For our goal of porting the weight tensors from Tensorflow to PyTorch, we therefore need to take each matrix from the former, transpose it, and assign it to the corresponding counterpart of the latter. The code below also zero out one of the PyTorch bias vectors in each LSTM layer as the Tensorflow model has only one bias, not two:
# Overwrite PyTorch model with Tensorflow weights
for layer in range(4):
t = 2*layer # tensorflow layer offset
key = "lstm.bias_ih_l{}".format(layer)
torch.zero_(torchparam[key]) # zero out the ih bias
names = ["weight_ih", "weight_hh", "bias_hh"]
for name, tfweight in zip(names, tfmodel.layers[t].weights):
key = "lstm.{}_l{}".format(name, layer)
torchparam[key] = torch.tensor(tfweight.numpy().T)
torchname = 'lstm.weight'
torchparam['linear.weight'] = torch.tensor(tfmodel.layers[8].weights[0].numpy().T)
torchparam['linear.bias'] = torch.tensor(tfmodel.layers[8].weights[1].numpy().T)
torchmodel.load_state_dict(torchparam)
After we load the state dict back to the PyTorch model, it will behave exactly as the Tensorflow model.
Note: I notice the title of this post means reverse of the content. Indeed
setting weights in Tensorflow model is much easier. Assume you already get the
weights (e.g., from PyTorch model) and converted it into numpy, you can
manipulate the weights of each layer with set_weights()
function.
As a proof-of-concept, you can try the following:
import tensorflow as tf
# Load model (Keras HDF5 assumed)
model = tf.keras.models.load_model("mymodel.h5")

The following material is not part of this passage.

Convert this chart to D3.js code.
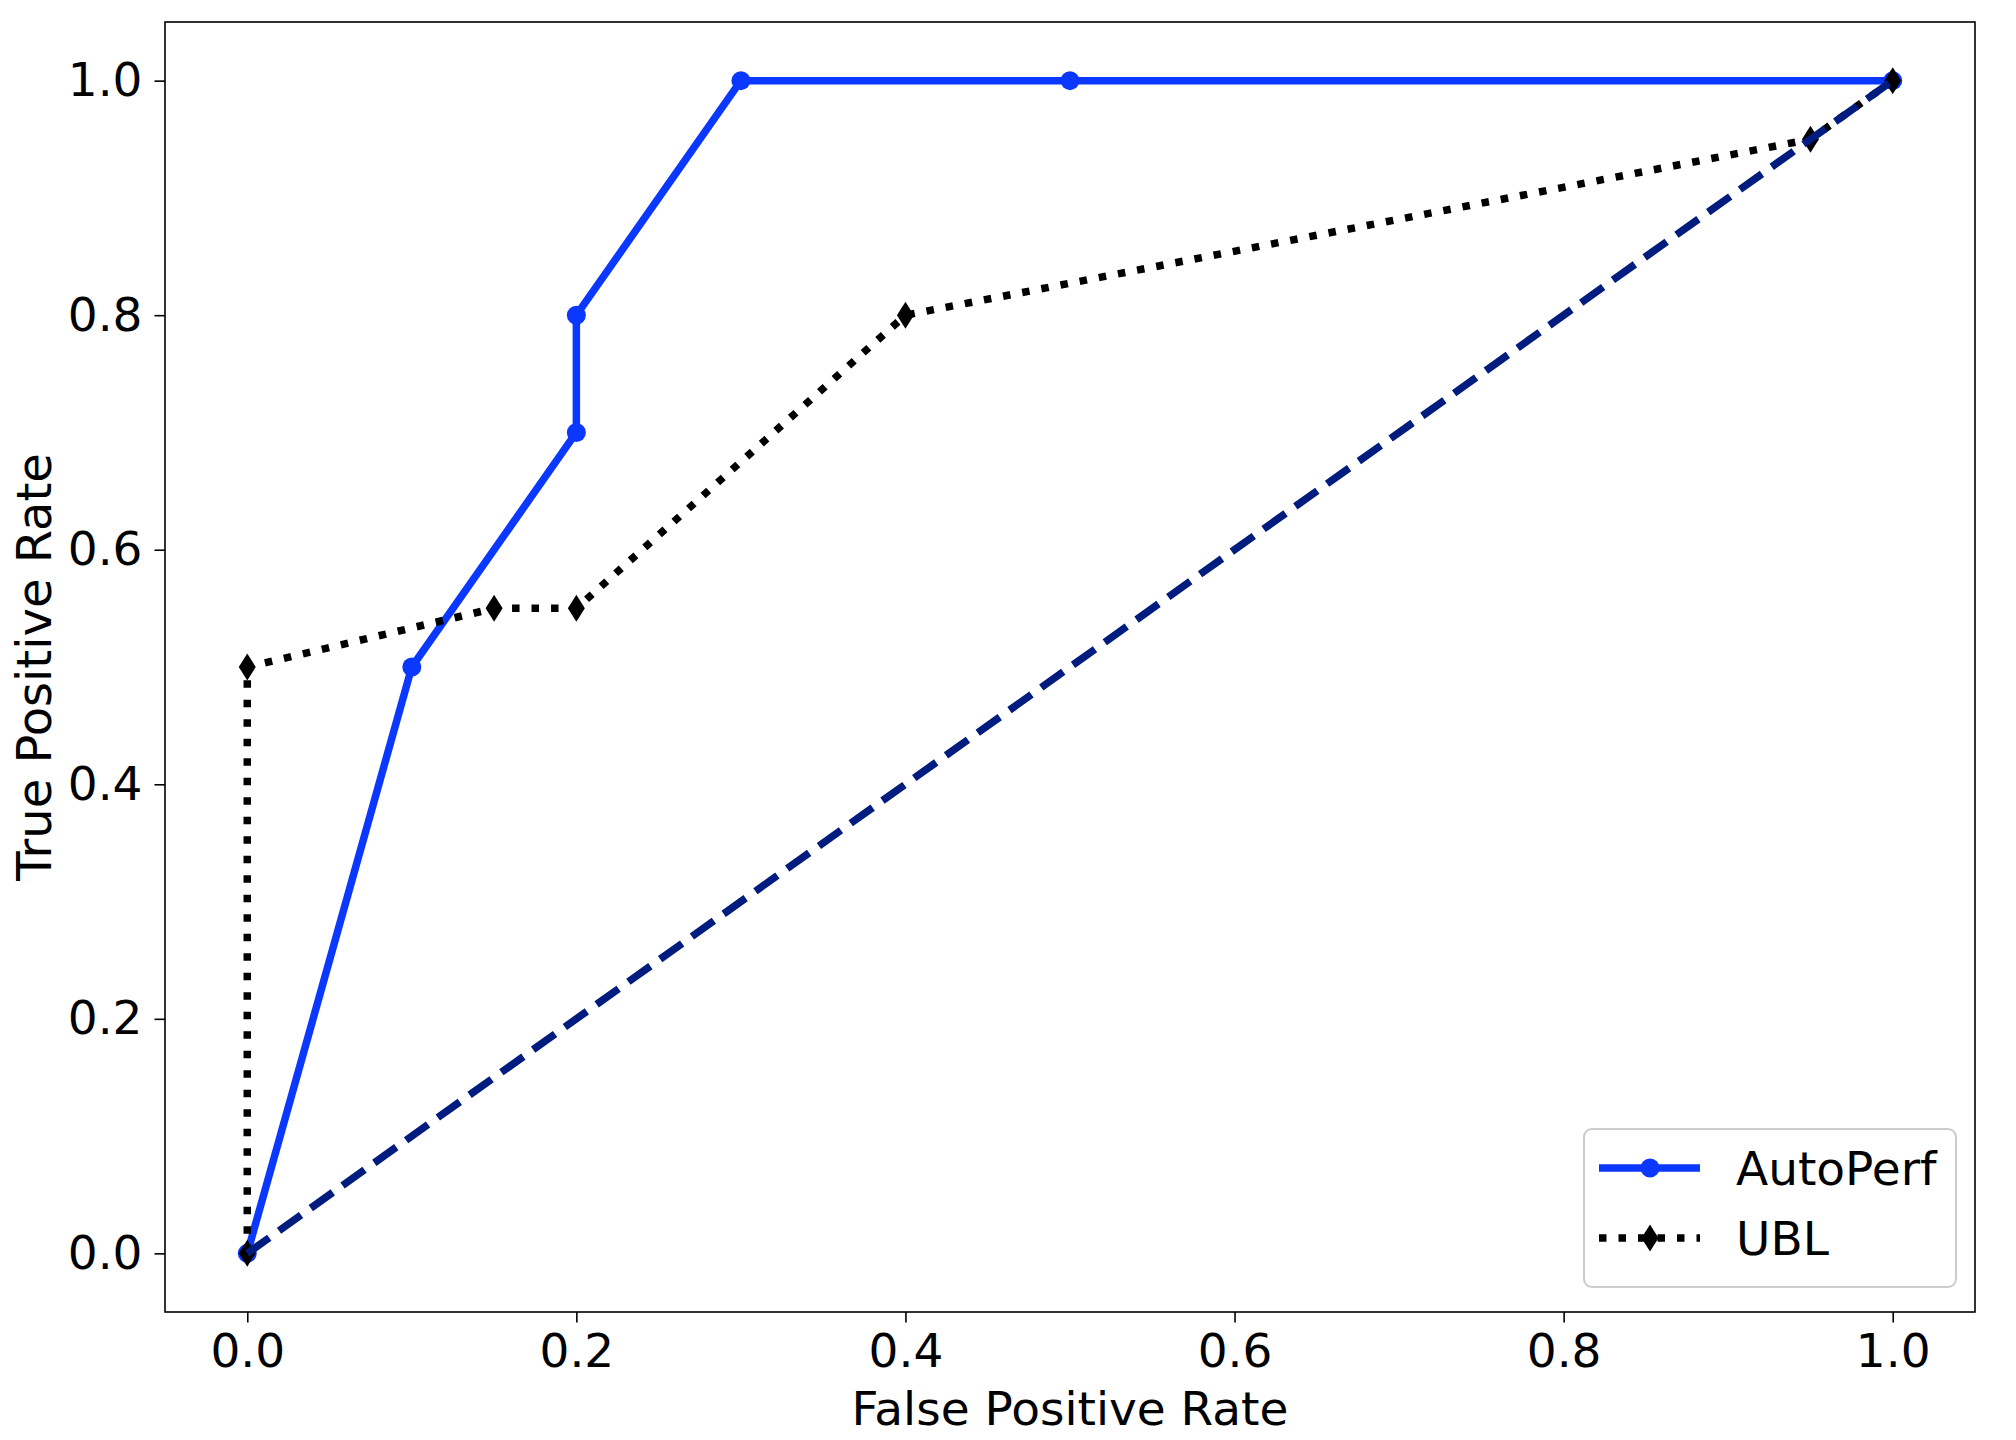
<!DOCTYPE html>
<html>
<head>
<meta charset="utf-8">
<script src="https://cdn.jsdelivr.net/npm/d3@7"></script>
<style>
  html, body { margin: 0; padding: 0; background: #fff; }
  svg { display: block; }
  text { font-family: "DejaVu Sans", sans-serif; fill: #000; }
</style>
</head>
<body>
<div id="container"></div>
<script>
const WIDTH = 2016;
const HEIGHT = 1440;
const margin = { top: 22, right: 41, bottom: 128, left: 165 };

// AutoPerf ROC points
const autoFPR = [0, 0.1, 0.2, 0.2, 0.3, 0.5, 1.0];
const autoTPR = [0, 0.5, 0.7, 0.8, 1.0, 1.0, 1.0];
// UBL ROC points
const ublFPR = [0, 0, 0.15, 0.2, 0.4, 0.95, 1.0];
const ublTPR = [0, 0.5, 0.55, 0.55, 0.8, 0.95, 1.0];
// chance diagonal
const chanceFPR = [0, 1];
const chanceTPR = [0, 1];

const xTicks = [0, 0.2, 0.4, 0.6, 0.8, 1.0];
const yTicks = [0, 0.2, 0.4, 0.6, 0.8, 1.0];
const seriesNames = ["AutoPerf", "UBL"];

const BLUE = "#0a38ff";
const NAVY = "#001c7f";
const FONT = 47;
const LW = 7.5;
const DOT = "7.5,12";

main();

function main() {
    const svg = d3.select("#container").append("svg")
        .attr("width", WIDTH)
        .attr("height", HEIGHT);

    const w = WIDTH - margin.left - margin.right;
    const h = HEIGHT - margin.top - margin.bottom;

    const x = d3.scaleLinear().domain([-0.05, 1.05]).range([0, w]);
    const y = d3.scaleLinear().domain([-0.05, 1.05]).range([h, 0]);

    const g = svg.append("g").attr("transform", `translate(${margin.left},${margin.top})`);

    // axes
    const xAxis = g.append("g")
        .attr("transform", `translate(0,${h})`)
        .call(d3.axisBottom(x).tickValues(xTicks).tickFormat(d3.format(".1f"))
            .tickSize(10.5).tickSizeOuter(0).tickPadding(11.5));
    const yAxis = g.append("g")
        .call(d3.axisLeft(y).tickValues(yTicks).tickFormat(d3.format(".1f"))
            .tickSize(10.5).tickSizeOuter(0).tickPadding(12));
    [xAxis, yAxis].forEach(a => {
        a.select(".domain").remove();
        a.selectAll(".tick line").attr("stroke", "#000").attr("stroke-width", 1.6);
        a.selectAll(".tick text")
            .style("font-family", "DejaVu Sans")
            .style("font-size", FONT + "px")
            .attr("fill", "#000");
    });

    const zip = (xs, ys) => xs.map((v, i) => [v, ys[i]]);
    const line = d3.line().x(d => x(d[0])).y(d => y(d[1]));

    const autoData = zip(autoFPR, autoTPR);
    const ublData = zip(ublFPR, ublTPR);
    const chanceData = zip(chanceFPR, chanceTPR);

    const plot = g.append("g");

    // AutoPerf
    plot.append("path")
        .datum(autoData)
        .attr("d", line)
        .attr("fill", "none")
        .attr("stroke", BLUE)
        .attr("stroke-width", LW)
        .attr("stroke-linejoin", "round")
        .attr("stroke-linecap", "square");
    plot.selectAll("circle.auto")
        .data(autoData)
        .enter()
        .append("circle")
        .attr("class", "auto")
        .attr("cx", d => x(d[0]))
        .attr("cy", d => y(d[1]))
        .attr("r", 9.5)
        .attr("fill", BLUE);

    // UBL
    plot.append("path")
        .datum(ublData)
        .attr("d", line)
        .attr("fill", "none")
        .attr("stroke", "#000")
        .attr("stroke-width", LW)
        .attr("stroke-dasharray", DOT)
        .attr("stroke-linejoin", "round");
    plot.selectAll("path.ubl")
        .data(ublData)
        .enter()
        .append("path")
        .attr("class", "ubl")
        .attr("d", diamond(13.5, 8.5))
        .attr("transform", d => `translate(${x(d[0])},${y(d[1])})`)
        .attr("fill", "#000");

    // chance line
    plot.append("path")
        .datum(chanceData)
        .attr("d", line)
        .attr("fill", "none")
        .attr("stroke", NAVY)
        .attr("stroke-width", LW)
        .attr("stroke-dasharray", "27,12");

    // frame
    g.append("rect")
        .attr("x", 0)
        .attr("y", 0)
        .attr("width", w)
        .attr("height", h)
        .attr("fill", "none")
        .attr("stroke", "#000")
        .attr("stroke-width", 1.6);

    // axis labels
    g.append("text")
        .attr("x", w / 2)
        .attr("y", 1425 - margin.top)
        .attr("text-anchor", "middle")
        .style("font-size", FONT + "px")
        .text("False Positive Rate");
    svg.append("text")
        .attr("transform", `translate(51,${margin.top + h / 2}) rotate(-90)`)
        .attr("text-anchor", "middle")
        .style("font-size", (FONT + 1) + "px")
        .text("True Positive Rate");

    // legend
    const leg = svg.append("g");
    leg.append("rect")
        .attr("x", 1584)
        .attr("y", 1129)
        .attr("width", 372)
        .attr("height", 158)
        .attr("rx", 8)
        .attr("fill", "#fff")
        .attr("fill-opacity", 0.8)
        .attr("stroke", "#cccccc")
        .attr("stroke-width", 2);

    const rows = [1168, 1238];
    // AutoPerf sample
    leg.append("line")
        .attr("x1", 1599).attr("x2", 1700)
        .attr("y1", rows[0]).attr("y2", rows[0])
        .attr("stroke", BLUE).attr("stroke-width", LW);
    leg.append("circle")
        .attr("cx", 1650).attr("cy", rows[0]).attr("r", 9.5)
        .attr("fill", BLUE);
    // UBL sample
    leg.append("line")
        .attr("x1", 1599).attr("x2", 1700)
        .attr("y1", rows[1]).attr("y2", rows[1])
        .attr("stroke", "#000").attr("stroke-width", LW)
        .attr("stroke-dasharray", DOT);
    leg.append("path")
        .attr("d", diamond(13.5, 8.5))
        .attr("transform", `translate(1650,${rows[1]})`)
        .attr("fill", "#000");

    leg.selectAll("text.lab")
        .data(seriesNames)
        .enter()
        .append("text")
        .attr("class", "lab")
        .attr("x", 1736)
        .attr("y", (d, i) => rows[i] + 17)
        .style("font-size", FONT + "px")
        .text(d => d);
}

// thin diamond marker
function diamond(hh, hw) {
    return `M0,${-hh}L${hw},0L0,${hh}L${-hw},0Z`;
}
</script>
</body>
</html>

# Extract weights of one layer as a list of numpy arrays
weights = model.layers[0].get_weights()
# Modify one element in one of the array, or other manipulation
weights[0][0] = 0.1
# Overwrite the weights
model.layers[0].set_weights(weights)
Of course, you need to make sure each and every weight arrays are in the right shape that the layer expects it. If you obtain the weights from PyTorch, it means that usually you need to transpose.